| Data lines |

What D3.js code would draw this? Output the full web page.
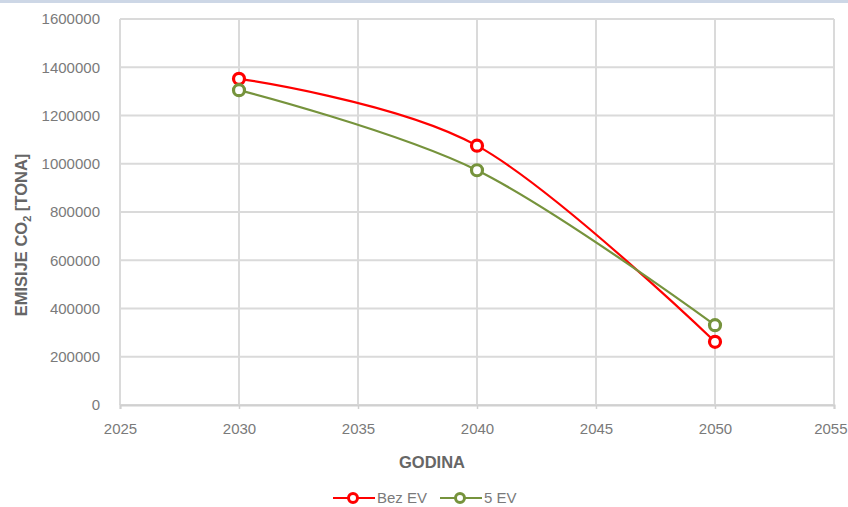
<!DOCTYPE html>
<html>
<head>
<meta charset="utf-8">
<script src="https://cdn.jsdelivr.net/npm/d3@7/dist/d3.min.js"></script>
<style>
  html, body { margin: 0; padding: 0; background: #ffffff; }
  svg { display: block; font-family: "Liberation Sans", Arial, sans-serif; }
</style>
</head>
<body>
<svg id="chart" width="848" height="507"></svg>
<script>
// Emissions per year for the two scenarios
const years = [2030, 2040, 2050];
const bezEV = [1352000, 1075000, 262000];
const petEV = [1305000, 973000, 331000];
const seriesNames = ["Bez EV", "5 EV"];
const xTicks = [2025, 2030, 2035, 2040, 2045, 2050, 2055];
const yTicks = [0, 200000, 400000, 600000, 800000, 1000000, 1200000, 1400000, 1600000];

const colors = ["#ff0000", "#76933c"];
const svg = d3.select("#chart");
const W = 848, H = 507;
const m = { left: 120, right: 14, top: 19, bottom: 102 };

// thin top band
svg.append("rect").attr("x", 0).attr("y", 0).attr("width", W).attr("height", 3).attr("fill", "#cdd7e6");

const x = d3.scaleLinear().domain([2025, 2055]).range([m.left, W - m.right]);
const y = d3.scaleLinear().domain([0, 1600000]).range([H - m.bottom, m.top]);

const grid = svg.append("g");
// horizontal gridlines
grid.selectAll("line.h").data(yTicks).join("line")
  .attr("x1", x(2025)).attr("x2", x(2055))
  .attr("y1", d => y(d)).attr("y2", d => y(d))
  .attr("stroke", "#dadada").attr("stroke-width", 2);
// vertical gridlines
grid.selectAll("line.v").data(xTicks).join("line")
  .attr("x1", d => x(d)).attr("x2", d => x(d))
  .attr("y1", y(1600000)).attr("y2", y(0))
  .attr("stroke", "#dadada").attr("stroke-width", 2);

// y axis labels
const yAxis = d3.axisLeft(y).tickValues(yTicks).tickSize(0).tickPadding(20).tickFormat(d3.format("d"));
const gy = svg.append("g").attr("transform", `translate(${m.left},0)`).call(yAxis);
gy.select(".domain").remove();
gy.selectAll("text").attr("font-size", 15).attr("fill", "#7a7a7a").attr("font-family", "Liberation Sans, Arial, sans-serif");

// x axis with small ticks under the baseline
const xAxis = d3.axisBottom(x).tickValues(xTicks).tickSize(4).tickPadding(14).tickFormat(d3.format("d"));
const gx = svg.append("g").attr("transform", `translate(0,${y(0)})`).call(xAxis);
gx.select(".domain").attr("stroke", "#d0d0d0").attr("stroke-width", 2);
gx.selectAll(".tick line").attr("stroke", "#d0d0d0").attr("stroke-width", 1.5);
gx.selectAll("text").attr("font-size", 15).attr("fill", "#7a7a7a").attr("font-family", "Liberation Sans, Arial, sans-serif");
// keep the last year label inside the page edge
gx.selectAll(".tick").filter(d => d === 2055).select("text")
  .attr("text-anchor", "end").attr("x", W - 1 - x(2055));

// axis titles
svg.append("text")
  .attr("x", 432).attr("y", 468)
  .attr("text-anchor", "middle")
  .attr("font-size", 16.5).attr("font-weight", "bold").attr("fill", "#666666")
  .text("GODINA");

const yt = svg.append("text")
  .attr("transform", "translate(27,235) rotate(-90)")
  .attr("text-anchor", "middle")
  .attr("font-size", 16.5).attr("font-weight", "bold").attr("fill", "#666666");
yt.append("tspan").text("EMISIJE CO");
yt.append("tspan").attr("font-size", 11).attr("dy", 4).text("2");
yt.append("tspan").attr("dy", -4).text(" [TONA]");

// series lines with smoothed curves
const data = [bezEV, petEV].map((vals, i) => ({
  name: seriesNames[i], color: colors[i],
  pts: years.map((yr, j) => ({ yr, v: vals[j] }))
}));

const line = d3.line().x(d => x(d.yr)).y(d => y(d.v)).curve(d3.curveCardinal.tension(0));

const sg = svg.selectAll("g.series").data(data).join("g").attr("class", "series");
sg.append("path")
  .attr("d", d => line(d.pts))
  .attr("fill", "none").attr("stroke", d => d.color).attr("stroke-width", 2.2);
sg.selectAll("circle").data(d => d.pts.map(p => ({ ...p, color: d.color }))).join("circle")
  .attr("cx", d => x(d.yr)).attr("cy", d => y(d.v)).attr("r", 5.5)
  .attr("fill", "#ffffff").attr("stroke", d => d.color).attr("stroke-width", 3.2);

// legend
const legX = [333, 440];
const leg = svg.selectAll("g.leg").data(data).join("g").attr("class", "leg")
  .attr("transform", (d, i) => `translate(${legX[i]},498)`);
leg.append("line").attr("x1", 0).attr("x2", 42).attr("y1", 0).attr("y2", 0)
  .attr("stroke", d => d.color).attr("stroke-width", 2.2);
leg.append("circle").attr("cx", 20).attr("cy", 0).attr("r", 4.5)
  .attr("fill", "#ffffff").attr("stroke", d => d.color).attr("stroke-width", 3);
leg.append("text").attr("x", 44).attr("y", 5)
  .attr("font-size", 15).attr("fill", "#7a7a7a")
  .text(d => d.name);
</script>
</body>
</html>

| Instructions for the task |
Exactly restate the lines from the beginning of the data through the line with "19, bottom: 102", and no others, keeping pictures out.

| Expected output |
What D3.js code would draw this? Output the full web page.
<!DOCTYPE html>
<html>
<head>
<meta charset="utf-8">
<script src="https://cdn.jsdelivr.net/npm/d3@7/dist/d3.min.js"></script>
<style>
  html, body { margin: 0; padding: 0; background: #ffffff; }
  svg { display: block; font-family: "Liberation Sans", Arial, sans-serif; }
</style>
</head>
<body>
<svg id="chart" width="848" height="507"></svg>
<script>
// Emissions per year for the two scenarios
const years = [2030, 2040, 2050];
const bezEV = [1352000, 1075000, 262000];
const petEV = [1305000, 973000, 331000];
const seriesNames = ["Bez EV", "5 EV"];
const xTicks = [2025, 2030, 2035, 2040, 2045, 2050, 2055];
const yTicks = [0, 200000, 400000, 600000, 800000, 1000000, 1200000, 1400000, 1600000];

const colors = ["#ff0000", "#76933c"];
const svg = d3.select("#chart");
const W = 848, H = 507;
const m = { left: 120, right: 14, top: 19, bottom: 102 };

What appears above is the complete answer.